Yes this is a life lesson my adulting ass didn’t know I needed and I’m out 80 bucks for an anti-nausea pill. 😒😒😒😒😒
Reblogging for American friends.
Also, it is important [for people receiving medical care in the USA] to carefully read all of the items on the medical bill and look for errors and overcharges. I know that the normal feelings of avoidance and dread can make it hard to look at scary hospital bills, and that’s okay! But as the OP mentions, private orgs like hospitals don’t monitor overpayment of bills – they are motivated to charge you extra – and it is basically impossible to get your money back. Read the bill carefully and make sure that the charges are correct, using the links below for help if you need. If they haven’t sent you an itemized list, you can ask for one. Sometimes you will be charged extra for items or treatment you didn’t receive. Most people don’t know that you can dispute medical bills! But in 2009, Consumer Reports stated that 8 out of 10 medical bills scrutinized by a watchdog had errors, and generally you are not obligated to pay for someone else’s error.
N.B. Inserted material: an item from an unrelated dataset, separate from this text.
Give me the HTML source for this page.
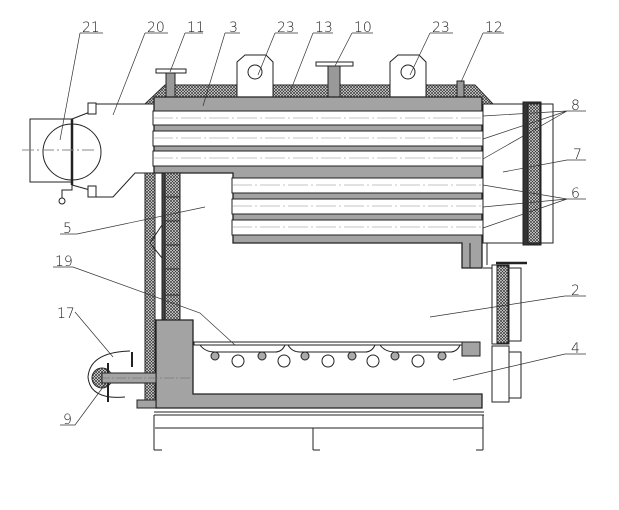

You may be charged for using medication that you actually brought into the hospital with you – that’s easy to dispute! You may be charged for the consumables used during your stay such as sheets, gloves, gowns, etc – the hospital should actually cover that under its running budget. You may be charged for a brand name drug if the generic was available for cheaper – the links below explain how and when you can dispute this. You may be charged a surprisingly expensive “oral administration fee” (where a nurse puts pills for you to take in a little clean paper cup and then hands it to you) but that’s worth disputing if you were actually able to take the pill out of a bottle and put it in your own mouth. And so on.
8 Things You Should Know About Challenging a Medical Bill (FORBES) (includes links to sites that help you calculate how much a procedure/treatment usually costs in your area, if the costs seem super high)
7 Tips for Fighting and Paying A Huge Medical Bill (FORBES) This explains briefly how to negotiate costs, and payment plans.
10 Common Medical Billing Overcharges You Can Prevent (Bill Advocates) A breakdown of errors and overcharges to double check.
Check medical bills for errors: Overcharges are fairly common, and correcting them can save you thousands of dollars (Consumer Reports) More of the same with links to some groups.